:: INFORMATION SUPPLIED ::

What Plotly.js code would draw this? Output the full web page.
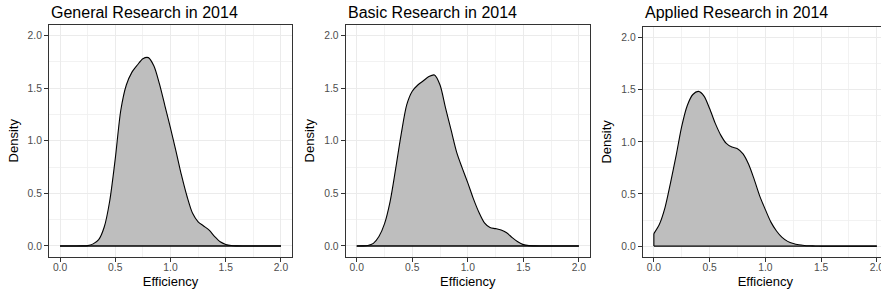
<!DOCTYPE html>
<html>
<head>
<meta charset="utf-8">
<script src="https://cdn.plot.ly/plotly-3.0.1.min.js"></script>
<style>
html, body { margin: 0; padding: 0; overflow: hidden; background: #fff; }
#chart { width: 890px; height: 295px; }
</style>
</head>
<body>
<div id="chart"></div>
<script>
// ---- data ----
const efficiency = [0, 0.05, 0.1, 0.15, 0.2, 0.25, 0.3, 0.35, 0.4, 0.45, 0.5, 0.55, 0.6, 0.65, 0.7, 0.75, 0.8, 0.85, 0.9, 0.95,
  1.0, 1.05, 1.1, 1.15, 1.2, 1.25, 1.3, 1.35, 1.4, 1.45, 1.5, 1.55, 1.6, 1.65, 1.7, 1.75, 1.8, 1.85, 1.9, 1.95, 2.0];
const generalDensity = [0, 0, 0, 0, 0.001, 0.003, 0.02, 0.06, 0.18, 0.43, 0.83, 1.29, 1.53, 1.65, 1.72, 1.78, 1.79, 1.71, 1.54, 1.33,
  1.12, 0.90, 0.67, 0.47, 0.31, 0.23, 0.19, 0.15, 0.09, 0.04, 0.015, 0.004, 0.001, 0, 0, 0, 0, 0, 0, 0, 0];
const basicDensity = [0, 0.001, 0.005, 0.025, 0.09, 0.21, 0.42, 0.73, 1.06, 1.34, 1.47, 1.53, 1.57, 1.61, 1.625, 1.53, 1.31, 1.10, 0.89, 0.74,
  0.60, 0.45, 0.32, 0.22, 0.175, 0.165, 0.152, 0.125, 0.08, 0.04, 0.013, 0.003, 0.001, 0, 0, 0, 0, 0, 0, 0, 0];
const appliedDensity = [0.12, 0.21, 0.37, 0.61, 0.87, 1.15, 1.35, 1.455, 1.485, 1.44, 1.32, 1.18, 1.065, 0.985, 0.95, 0.935, 0.885, 0.785, 0.64, 0.48,
  0.35, 0.23, 0.145, 0.083, 0.045, 0.024, 0.012, 0.006, 0.003, 0.001, 0, 0, 0, 0, 0, 0, 0, 0, 0, 0, 0];
const panelTitles = ["General Research in 2014", "Basic Research in 2014", "Applied Research in 2014"];
const tickValues = [0, 0.5, 1.0, 1.5, 2.0];
const tickLabels = ["0.0", "0.5", "1.0", "1.5", "2.0"];
const xTitle = "Efficiency";
const yTitle = "Density";

// ---- layout geometry (pixels) ----
const W = 890, H = 295;
const boxes = [
  {l: 49, r: 292, t: 25, b: 256.5},
  {l: 345.6, r: 590, t: 25, b: 256.5},
  {l: 642.7, r: 888, t: 27.3, b: 256.5}
];
const series = [generalDensity, basicDensity, appliedDensity];
const FONT = "Liberation Sans, Arial, Helvetica, sans-serif";

const traces = [];
const layout = {
  width: W, height: H,
  margin: {l: 0, r: 0, t: 0, b: 0},
  paper_bgcolor: "#fff", plot_bgcolor: "#fff",
  showlegend: false,
  font: {family: FONT, color: "#000"},
  annotations: [],
  hovermode: false
};

series.forEach((dens, i) => {
  const n = i === 0 ? "" : String(i + 1);
  const xa = "x" + n, ya = "y" + n;
  traces.push({
    x: efficiency, y: dens, xaxis: xa, yaxis: ya,
    type: "scatter", mode: "lines",
    line: {color: "#000", width: 1.1, shape: "spline", smoothing: 0.8},
    fill: "tozeroy", fillcolor: "#BEBEBE"
  });
  traces.push({
    x: [efficiency[0], efficiency[efficiency.length - 1]], y: [0, 0],
    xaxis: xa, yaxis: ya, type: "scatter", mode: "lines",
    line: {color: "#000", width: 1.3}
  });
  traces.push({
    x: [efficiency[0], efficiency[0]], y: [0, dens[0]],
    xaxis: xa, yaxis: ya, type: "scatter", mode: "lines",
    line: {color: "#000", width: 1.1}
  });

  const bx = boxes[i];
  const common = {
    range: [-0.1, 2.1],
    tickvals: tickValues, ticktext: tickLabels,
    ticks: "outside", ticklen: 4, tickwidth: 1, tickcolor: "#333333",
    showline: true, mirror: true, linecolor: "#333333", linewidth: 1,
    showgrid: true, gridcolor: "#EBEBEB", gridwidth: 1,
    zeroline: false, fixedrange: true,
    tickfont: {family: FONT, size: 10.3, color: "#4D4D4D"},
    minor: {tickvals: [0.25, 0.75, 1.25, 1.75], showgrid: true, gridcolor: "#EFEFEF", gridwidth: 0.8, ticks: ""}
  };
  layout["xaxis" + n] = Object.assign({}, common, {
    domain: [bx.l / W, bx.r / W], anchor: ya,
    ticklabelstandoff: -3,
    title: {text: xTitle, font: {family: FONT, size: 13, color: "#000"}, standoff: 5}
  });
  layout["yaxis" + n] = Object.assign({}, common, {
    domain: [1 - bx.b / H, 1 - bx.t / H], anchor: xa,
    title: {text: yTitle, font: {family: FONT, size: 13, color: "#000"}, standoff: 6}
  });
  layout.annotations.push({
    text: panelTitles[i], xref: "paper", yref: "paper",
    x: bx.l / W, xanchor: "left", y: 1 - 12.5 / H, yanchor: "middle",
    showarrow: false, font: {family: FONT, size: 16, color: "#000"}
  });
});

Plotly.newPlot("chart", traces, layout, {displayModeBar: false, staticPlot: true});
</script>
</body>
</html>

:::

STATED GOAL: Leave out the pictures and reproduce the rest of the listing exactly.

THE ANSWER:
What Plotly.js code would draw this? Output the full web page.
<!DOCTYPE html>
<html>
<head>
<meta charset="utf-8">
<script src="https://cdn.plot.ly/plotly-3.0.1.min.js"></script>
<style>
html, body { margin: 0; padding: 0; overflow: hidden; background: #fff; }
#chart { width: 890px; height: 295px; }
</style>
</head>
<body>
<div id="chart"></div>
<script>
// ---- data ----
const efficiency = [0, 0.05, 0.1, 0.15, 0.2, 0.25, 0.3, 0.35, 0.4, 0.45, 0.5, 0.55, 0.6, 0.65, 0.7, 0.75, 0.8, 0.85, 0.9, 0.95,
  1.0, 1.05, 1.1, 1.15, 1.2, 1.25, 1.3, 1.35, 1.4, 1.45, 1.5, 1.55, 1.6, 1.65, 1.7, 1.75, 1.8, 1.85, 1.9, 1.95, 2.0];
const generalDensity = [0, 0, 0, 0, 0.001, 0.003, 0.02, 0.06, 0.18, 0.43, 0.83, 1.29, 1.53, 1.65, 1.72, 1.78, 1.79, 1.71, 1.54, 1.33,
  1.12, 0.90, 0.67, 0.47, 0.31, 0.23, 0.19, 0.15, 0.09, 0.04, 0.015, 0.004, 0.001, 0, 0, 0, 0, 0, 0, 0, 0];
const basicDensity = [0, 0.001, 0.005, 0.025, 0.09, 0.21, 0.42, 0.73, 1.06, 1.34, 1.47, 1.53, 1.57, 1.61, 1.625, 1.53, 1.31, 1.10, 0.89, 0.74,
  0.60, 0.45, 0.32, 0.22, 0.175, 0.165, 0.152, 0.125, 0.08, 0.04, 0.013, 0.003, 0.001, 0, 0, 0, 0, 0, 0, 0, 0];
const appliedDensity = [0.12, 0.21, 0.37, 0.61, 0.87, 1.15, 1.35, 1.455, 1.485, 1.44, 1.32, 1.18, 1.065, 0.985, 0.95, 0.935, 0.885, 0.785, 0.64, 0.48,
  0.35, 0.23, 0.145, 0.083, 0.045, 0.024, 0.012, 0.006, 0.003, 0.001, 0, 0, 0, 0, 0, 0, 0, 0, 0, 0, 0];
const panelTitles = ["General Research in 2014", "Basic Research in 2014", "Applied Research in 2014"];
const tickValues = [0, 0.5, 1.0, 1.5, 2.0];
const tickLabels = ["0.0", "0.5", "1.0", "1.5", "2.0"];
const xTitle = "Efficiency";
const yTitle = "Density";

// ---- layout geometry (pixels) ----
const W = 890, H = 295;
const boxes = [
  {l: 49, r: 292, t: 25, b: 256.5},
  {l: 345.6, r: 590, t: 25, b: 256.5},
  {l: 642.7, r: 888, t: 27.3, b: 256.5}
];
const series = [generalDensity, basicDensity, appliedDensity];
const FONT = "Liberation Sans, Arial, Helvetica, sans-serif";

const traces = [];
const layout = {
  width: W, height: H,
  margin: {l: 0, r: 0, t: 0, b: 0},
  paper_bgcolor: "#fff", plot_bgcolor: "#fff",
  showlegend: false,
  font: {family: FONT, color: "#000"},
  annotations: [],
  hovermode: false
};

series.forEach((dens, i) => {
  const n = i === 0 ? "" : String(i + 1);
  const xa = "x" + n, ya = "y" + n;
  traces.push({
    x: efficiency, y: dens, xaxis: xa, yaxis: ya,
    type: "scatter", mode: "lines",
    line: {color: "#000", width: 1.1, shape: "spline", smoothing: 0.8},
    fill: "tozeroy", fillcolor: "#BEBEBE"
  });
  traces.push({
    x: [efficiency[0], efficiency[efficiency.length - 1]], y: [0, 0],
    xaxis: xa, yaxis: ya, type: "scatter", mode: "lines",
    line: {color: "#000", width: 1.3}
  });
  traces.push({
    x: [efficiency[0], efficiency[0]], y: [0, dens[0]],
    xaxis: xa, yaxis: ya, type: "scatter", mode: "lines",
    line: {color: "#000", width: 1.1}
  });

  const bx = boxes[i];
  const common = {
    range: [-0.1, 2.1],
    tickvals: tickValues, ticktext: tickLabels,
    ticks: "outside", ticklen: 4, tickwidth: 1, tickcolor: "#333333",
    showline: true, mirror: true, linecolor: "#333333", linewidth: 1,
    showgrid: true, gridcolor: "#EBEBEB", gridwidth: 1,
    zeroline: false, fixedrange: true,
    tickfont: {family: FONT, size: 10.3, color: "#4D4D4D"},
    minor: {tickvals: [0.25, 0.75, 1.25, 1.75], showgrid: true, gridcolor: "#EFEFEF", gridwidth: 0.8, ticks: ""}
  };
  layout["xaxis" + n] = Object.assign({}, common, {
    domain: [bx.l / W, bx.r / W], anchor: ya,
    ticklabelstandoff: -3,
    title: {text: xTitle, font: {family: FONT, size: 13, color: "#000"}, standoff: 5}
  });
  layout["yaxis" + n] = Object.assign({}, common, {
    domain: [1 - bx.b / H, 1 - bx.t / H], anchor: xa,
    title: {text: yTitle, font: {family: FONT, size: 13, color: "#000"}, standoff: 6}
  });
  layout.annotations.push({
    text: panelTitles[i], xref: "paper", yref: "paper",
    x: bx.l / W, xanchor: "left", y: 1 - 12.5 / H, yanchor: "middle",
    showarrow: false, font: {family: FONT, size: 16, color: "#000"}
  });
});

Plotly.newPlot("chart", traces, layout, {displayModeBar: false, staticPlot: true});
</script>
</body>
</html>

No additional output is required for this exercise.